Second, I am not known for my sympathy toward unpaid consumer lenders, but when one donates to a church or charity at the expense of creditors, one is not giving. The ethic of charity is to give of oneself. One of my favorite law review pieces is an essay by Dan Keating about the ethics of charitable giving in bankruptcy. As he writes:
What has always puzzled me . . . is why debtors do not view their insistence on tithing while insolvent as simply trading one sin for another. I realize there is no "standard" Christian doctrine, but most Christian churches consider the Bible to be at least a primary source of moral and spiritual guidance. And just as the Bible supports the notion that its adherents ought to tithe, it also makes clear that repaying one's legal debts is a significant moral obligation.
Daniel Keating, Bankruptcy, Tithing, and Pocket-Picking Paradigm of Free Exercise, 1996 U. Ill. L. Rev. 1041.
Third, on the doctrine, the judicial opinion is a plausible reading of the bankruptcy statute. It certainly is a literal reading of the statute. This is not the place to get into whether section 707(b)(2)(A)(ii)(I) incorporates section 707(b)(1) or what parts of section 1325(b)(2)(A)(ii) are covered by the income test in 1325(b)(3)(A). There are a lot of cross-referenced sections, and we have had a few posts suggesting the 2005 bankruptcy amendments were not the most artfully drafted provisions in the history of Western legal thought. (OK, there have been more than a few such posts.) For present purposes, suffice it to say that a reading of the statute that considered the Bankruptcy Code as a whole might have come to a different conclusion.
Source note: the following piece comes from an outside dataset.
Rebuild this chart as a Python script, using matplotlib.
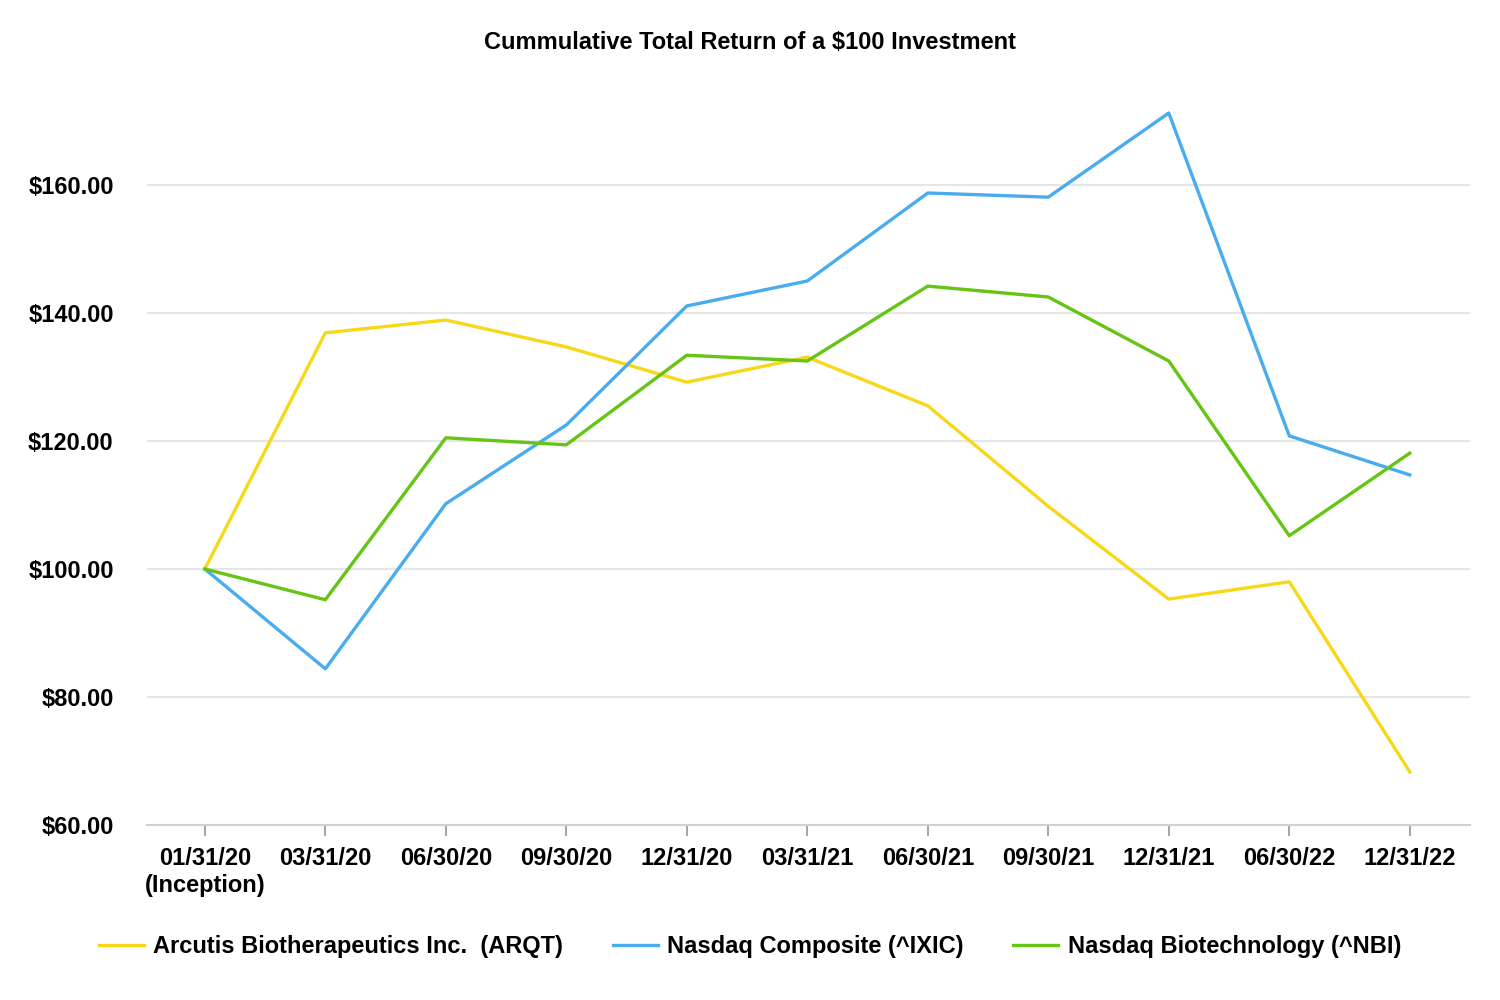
import numpy as np
import matplotlib.pyplot as plt

plt.rcParams['font.family'] = ['Liberation Sans', 'DejaVu Sans']

dates = ["01/31/20\n(Inception)", "03/31/20", "06/30/20", "09/30/20", "12/31/20",
         "03/31/21", "06/30/21", "09/30/21", "12/31/21", "06/30/22", "12/31/22"]
arqt = [100.0, 136.9, 138.9, 134.7, 129.2, 133.1, 125.5, 109.8, 95.3, 98.0, 68.3]
ixic = [100.0, 84.4, 110.2, 122.5, 141.1, 145.0, 158.75, 158.1, 171.25, 120.8, 114.7]
nbi = [100.0, 95.2, 120.5, 119.4, 133.4, 132.5, 144.2, 142.5, 132.5, 105.2, 118.1]

names = ["Arcutis Biotherapeutics Inc.  (ARQT)", "Nasdaq Composite (^IXIC)",
         "Nasdaq Biotechnology (^NBI)"]
colors = ["#F7D818", "#48ACEF", "#66C414"]
yticks = [60, 80, 100, 120, 140, 160]

fig = plt.figure(figsize=(15, 10), dpi=100)
ax = fig.add_axes([0.098, 0.175, 0.882, 0.736])

x = np.arange(len(dates))
for series, name, c in zip([arqt, ixic, nbi], names, colors):
    ax.plot(x, series, color=c, linewidth=2.4, label=name)

ax.set_xlim(-0.48, 10.5)
ax.set_ylim(60, 175)
ax.set_yticks(yticks)
ax.set_yticklabels(["${:.2f}".format(v) for v in yticks])
ax.set_xticks(x)
ax.set_xticklabels(dates)

ax.grid(axis='y', color='#e6e6e6', linewidth=1.5)
ax.set_axisbelow(True)
for s in ['top', 'right', 'left']:
    ax.spines[s].set_visible(False)
ax.spines['bottom'].set_color('#d0d0d0')
ax.spines['bottom'].set_linewidth(1.5)

ax.tick_params(axis='y', length=0, pad=24, labelsize=17)
ax.tick_params(axis='x', length=8, width=1.5, color='#a8a8a8', pad=8, labelsize=17)
for lbl in ax.get_xticklabels() + ax.get_yticklabels():
    lbl.set_fontweight('bold')

fig.suptitle("Cummulative Total Return of a $100 Investment", x=0.5, y=0.969,
             fontsize=17, fontweight='bold')

fig.legend(loc='center', bbox_to_anchor=(0.5, 0.053), ncol=3, frameon=False,
           prop={'weight': 'bold', 'size': 17}, handlelength=1.9,
           handletextpad=0.4, columnspacing=2.1)

fig.savefig("out.png", dpi=100)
For example, if the Diagostino opinion is correct, then high-income chapter 13 debtors no longer can pay the expenses of their business. That cannot possibly be what Congress intended as it would remove the ability of self-employed persons to fund a chapter 13 plan.
If you want to read the Diagostino opinion for yourself, I have made a copy through the Credit Slips site. I could not find the opinion posted on the New York bankruptcy court's web site. Click below
UPDATE (9/22): For some reason, I am having trouble downloading the file with Mozilla Firefox, but I have no problems with Internet Explorer (sigh). Try Internet Explorer if you have trouble with the download.
Just one example of the manner in which BAPCPA's provisions run contrary to the obvious intent of the bill's proponents. Congress should be ashamed. I don't completely agree with the policy choices made in BAPCPA, and I certainly do not embrace the language and structure employed in the Act. And I'm on the creditor side of the aisle!!!
I'll say it again. Many of the judicial decisions which are derided as being "activist" are actually the result of exceedingly poor drafting by the legislature. Too often judges are forced to edit statutory language because, as written, it is vague (at best) or down-right absurd.
One of the primary reasons for law is to bring a high degree of predictability to a particular activity. You may do X, you may not do Y. If you do Y, Z happens to you. As it is written, BAPCPA has numerous provisions under which debtor, creditors, lawyers and judges cannot discern what course of action Congress intended as permissible. Low predictability means higher expense, and ultimately failure of the statute's intended purpose.
Keep shouting from the mountains. Perhaps someone in Washington will hear.
Posted by: Andrew Engel | September 18, 2006 at 09:46 AM
The new law (Pub L No 109-439) overruling Diagostino is just plain bad policy. It was sponsored by Senators Hatch and Obama.
A main purpose of bankruptcy is to provide an orderly mechanism for paying at least some portion of the unsecured DEBTS. Charitable donations and tithes are discretionary gifts. Why should discretionary gifts to charities or churches be allowed to reduce the payments under a chapter 13 plan to CREDITORS? And this is truly tithing on steriods. Biblical tithing is based on 10 percent of income, but the tithing permitted under this new law is equal to 15 percent of GROSS income. Second, the USA is not a theocracy. Why should Old Testament concepts of tithing be enshrined in the bankruptcy code? And why does the new law not have any EFFECTIVE DATE? Did Congress sub silentio adopt Senator Hatch's view that Diagostino was incorrectly decided and thus the new law, being merely a "clarification" of existing law, is retroactive, thus applicable to bankruptcy cases filed before the new law was enacted (Dec 20, 2006)? I would say, to the contrary, that because the court case was overruled, the new law should apply only PROSPECTIVELY to bankruptcy cases filed after the date of enactment.